(Stated exercise):
Skip all pictures, then copy the lines from the start of the data through the line with "3], [3, 4], [4, 5]];", keeping both ends.

(Recorded data):
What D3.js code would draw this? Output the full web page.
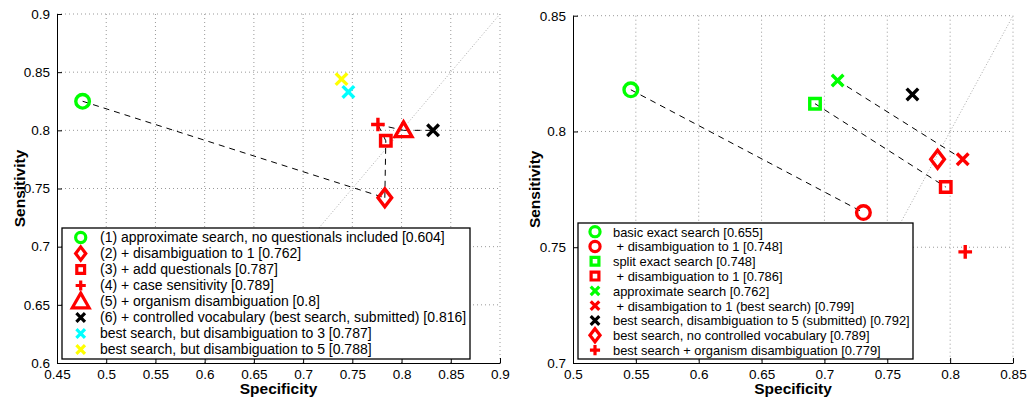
<!DOCTYPE html>
<html>
<head>
<meta charset="utf-8">
<script src="https://cdn.jsdelivr.net/npm/d3@7"></script>
<style>
body { margin: 0; background: #fff; }
svg { font-family: "Liberation Sans", Arial, sans-serif; }
</style>
</head>
<body>
<svg id="chart" width="1027" height="397"></svg>
<script>
// ---- left panel data
var leftLabels = [
    "(1) approximate search, no questionals included [0.604]",
    "(2) + disambiguation to 1 [0.762]",
    "(3) + add questionals [0.787]",
    "(4) + case sensitivity [0.789]",
    "(5) + organism disambiguation [0.8]",
    "(6) + controlled vocabulary (best search, submitted) [0.816]",
    "best search, but disambiguation to 3 [0.787]",
    "best search, but disambiguation to 5 [0.788]"
];
var leftSpec = [0.476, 0.783, 0.784, 0.776, 0.802, 0.832, 0.746, 0.739];
var leftSens = [0.825, 0.742, 0.791, 0.805, 0.800, 0.800, 0.833, 0.844];
var leftXTicks = [0.45, 0.5, 0.55, 0.6, 0.65, 0.7, 0.75, 0.8, 0.85, 0.9];
var leftYTicks = [0.6, 0.65, 0.7, 0.75, 0.8, 0.85, 0.9];
var leftLinks = [[0, 1], [1, 2], [2, 3], [3, 4], [4, 5]];

// ---- right panel data
var rightLabels = [
    "basic exact search [0.655]",
    " + disambiguation to 1 [0.748]",
    "split exact search [0.748]",
    " + disambiguation to 1 [0.786]",
    "approximate search [0.762]",
    " + disambigation to 1 (best search) [0.799]",
    "best search, disambiguation to 5 (submitted) [0.792]",
    "best search, no controlled vocabulary [0.789]",
    "best search + organism disambiguation [0.779]"
];
var rightSpec = [0.546, 0.731, 0.6925, 0.7965, 0.7105, 0.810, 0.770, 0.790, 0.812];
var rightSens = [0.818, 0.765, 0.812, 0.776, 0.822, 0.788, 0.816, 0.788, 0.748];
var rightXTicks = [0.5, 0.55, 0.6, 0.65, 0.7, 0.75, 0.8, 0.85];
var rightYTicks = [0.7, 0.75, 0.8, 0.85];
var rightLinks = [[0, 1], [2, 3], [4, 5]];

// ---- marker styles
var leftMarkers = ["circle", "diamond", "square", "plus", "triangle", "x", "x", "x"];
var leftColors = ["#00ff00", "#ff0000", "#ff0000", "#ff0000", "#ff0000", "#000000", "#00ffff", "#ffff00"];
var rightMarkers = ["circle", "circle", "square", "square", "x", "x", "x", "diamond", "plus"];
var rightColors = ["#00ff00", "#ff0000", "#00ff00", "#ff0000", "#00ff00", "#ff0000", "#000000", "#ff0000", "#ff0000"];

var svg = d3.select("#chart");

function markerPath(type, k) {
    switch (type) {
        case "circle": var r = 6.5 * k; return "M" + r + ",0A" + r + "," + r + " 0 1 1 " + (-r) + ",0A" + r + "," + r + " 0 1 1 " + r + ",0Z";
        case "diamond": return "M0," + (-8.5 * k) + "L" + (6.5 * k) + ",0L0," + (8.5 * k) + "L" + (-6.5 * k) + ",0Z";
        case "square": var s = 5 * k; return "M" + (-s) + "," + (-s) + "h" + 2 * s + "v" + 2 * s + "h" + (-2 * s) + "Z";
        case "plus": var p = 6.5 * k; return "M" + (-p) + ",0H" + p + "M0," + (-p) + "V" + p;
        case "triangle": return "M0," + (-8 * k) + "L" + (8 * k) + "," + (6 * k) + "L" + (-8 * k) + "," + (6 * k) + "Z";
        case "x": var q = 5.5 * k; return "M" + (-q) + "," + (-q) + "L" + q + "," + q + "M" + (-q) + "," + q + "L" + q + "," + (-q);
    }
}

function drawPanel(cfg) {
    var x = d3.scaleLinear().domain(cfg.xDomain).range([cfg.left, cfg.right]);
    var y = d3.scaleLinear().domain(cfg.yDomain).range([cfg.bottom, cfg.top]);
    var g = svg.append("g");

    // grid
    g.selectAll(".gx").data(cfg.xTicks.slice(1)).enter().append("line")
        .attr("x1", function (d) { return x(d); }).attr("x2", function (d) { return x(d); })
        .attr("y1", cfg.top).attr("y2", cfg.bottom)
        .attr("stroke", "#999").attr("stroke-dasharray", "1,3");
    g.selectAll(".gy").data(cfg.yTicks.slice(1)).enter().append("line")
        .attr("y1", function (d) { return y(d); }).attr("y2", function (d) { return y(d); })
        .attr("x1", cfg.left).attr("x2", cfg.right)
        .attr("stroke", "#999").attr("stroke-dasharray", "1,3");

    // diagonal y = x
    var lo = Math.max(cfg.xDomain[0], cfg.yDomain[0]), hi = Math.min(cfg.xDomain[1], cfg.yDomain[1]);
    g.append("line")
        .attr("x1", x(lo)).attr("y1", y(lo)).attr("x2", x(hi)).attr("y2", y(hi))
        .attr("stroke", "#aaa").attr("stroke-dasharray", "1,2");

    // axes
    var xAxis = d3.axisBottom(x).tickValues(cfg.xTicks).tickFormat(d3.format("")).tickSizeInner(-5).tickSizeOuter(0).tickPadding(6);
    var yAxis = d3.axisLeft(y).tickValues(cfg.yTicks).tickFormat(d3.format("")).tickSizeInner(-5).tickSizeOuter(0).tickPadding(7);
    var gx = g.append("g").attr("transform", "translate(0," + cfg.bottom + ")").call(xAxis);
    var gy = g.append("g").attr("transform", "translate(" + cfg.left + ",0)").call(yAxis);
    [gx, gy].forEach(function (a) {
        a.selectAll("text").attr("font-size", 13.5).attr("fill", "#000").attr("font-family", "Liberation Sans, Arial, sans-serif");
        a.select(".domain").attr("stroke", "#000");
    });

    g.append("text").attr("x", (cfg.left + cfg.right) / 2).attr("y", 394)
        .attr("text-anchor", "middle").attr("font-weight", "bold").attr("font-size", 15.5).text("Specificity");
    g.append("text").attr("transform", "translate(" + cfg.ylabX + "," + (cfg.top + cfg.bottom) / 2 + ") rotate(-90)")
        .attr("text-anchor", "middle").attr("font-weight", "bold").attr("font-size", 15.5).text("Sensitivity");

    // dashed links
    g.selectAll(".link").data(cfg.links).enter().append("line")
        .attr("x1", function (d) { return x(cfg.spec[d[0]]); }).attr("y1", function (d) { return y(cfg.sens[d[0]]); })
        .attr("x2", function (d) { return x(cfg.spec[d[1]]); }).attr("y2", function (d) { return y(cfg.sens[d[1]]); })
        .attr("stroke", "#000").attr("stroke-dasharray", "6,5");

    // markers
    g.selectAll(".pt").data(cfg.spec).enter().append("path")
        .attr("transform", function (d, i) { return "translate(" + x(d) + "," + y(cfg.sens[i]) + ")"; })
        .attr("d", function (d, i) { return markerPath(cfg.markers[i], 1.05); })
        .attr("fill", "none")
        .attr("stroke", function (d, i) { return cfg.colors[i]; })
        .attr("stroke-width", 3.4);

    // legend
    var lg = g.append("g");
    lg.append("rect").attr("x", cfg.legend[0]).attr("y", cfg.legend[1])
        .attr("width", cfg.legend[2]).attr("height", cfg.legend[3])
        .attr("fill", "#fff").attr("stroke", "#000").attr("stroke-width", 1.3);
    var row = lg.selectAll(".row").data(cfg.labels).enter().append("g")
        .attr("transform", function (d, i) { return "translate(0," + (cfg.rowY + i * cfg.rowStep) + ")"; });
    row.append("path")
        .attr("transform", "translate(" + cfg.markX + ",0)")
        .attr("d", function (d, i) { return markerPath(cfg.markers[i], cfg.markers[i] == "triangle" ? 1.05 : 0.78); })
        .attr("fill", "none")
        .attr("stroke", function (d, i) { return cfg.colors[i]; })
        .attr("stroke-width", 3.2);
    row.append("text").attr("x", cfg.textX).attr("y", 4.8)
        .attr("font-size", cfg.fontSize).attr("xml:space", "preserve").style("white-space", "pre")
        .text(function (d) { return d; });
}

drawPanel({
    xDomain: [0.45, 0.9], yDomain: [0.6, 0.9],
    left: 57, right: 500, top: 14, bottom: 363, ylabX: 25,
    xTicks: leftXTicks, yTicks: leftYTicks,
    spec: leftSpec, sens: leftSens, links: leftLinks,
    markers: leftMarkers, colors: leftColors, labels: leftLabels,
    legend: [62, 228, 408, 131], rowY: 237.5, rowStep: 16, markX: 80.7, textX: 100, fontSize: 14
});
drawPanel({
    xDomain: [0.5, 0.85], yDomain: [0.7, 0.85],
    left: 573, right: 1013, top: 15.7, bottom: 363, ylabX: 540,
    xTicks: rightXTicks, yTicks: rightYTicks,
    spec: rightSpec, sens: rightSens, links: rightLinks,
    markers: rightMarkers, colors: rightColors, labels: rightLabels,
    legend: [578, 223, 335, 136], rowY: 231.7, rowStep: 14.8, markX: 595, textX: 613, fontSize: 12.9
});
</script>
</body>
</html>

(Expected answer):
What D3.js code would draw this? Output the full web page.
<!DOCTYPE html>
<html>
<head>
<meta charset="utf-8">
<script src="https://cdn.jsdelivr.net/npm/d3@7"></script>
<style>
body { margin: 0; background: #fff; }
svg { font-family: "Liberation Sans", Arial, sans-serif; }
</style>
</head>
<body>
<svg id="chart" width="1027" height="397"></svg>
<script>
// ---- left panel data
var leftLabels = [
    "(1) approximate search, no questionals included [0.604]",
    "(2) + disambiguation to 1 [0.762]",
    "(3) + add questionals [0.787]",
    "(4) + case sensitivity [0.789]",
    "(5) + organism disambiguation [0.8]",
    "(6) + controlled vocabulary (best search, submitted) [0.816]",
    "best search, but disambiguation to 3 [0.787]",
    "best search, but disambiguation to 5 [0.788]"
];
var leftSpec = [0.476, 0.783, 0.784, 0.776, 0.802, 0.832, 0.746, 0.739];
var leftSens = [0.825, 0.742, 0.791, 0.805, 0.800, 0.800, 0.833, 0.844];
var leftXTicks = [0.45, 0.5, 0.55, 0.6, 0.65, 0.7, 0.75, 0.8, 0.85, 0.9];
var leftYTicks = [0.6, 0.65, 0.7, 0.75, 0.8, 0.85, 0.9];
var leftLinks = [[0, 1], [1, 2], [2, 3], [3, 4], [4, 5]];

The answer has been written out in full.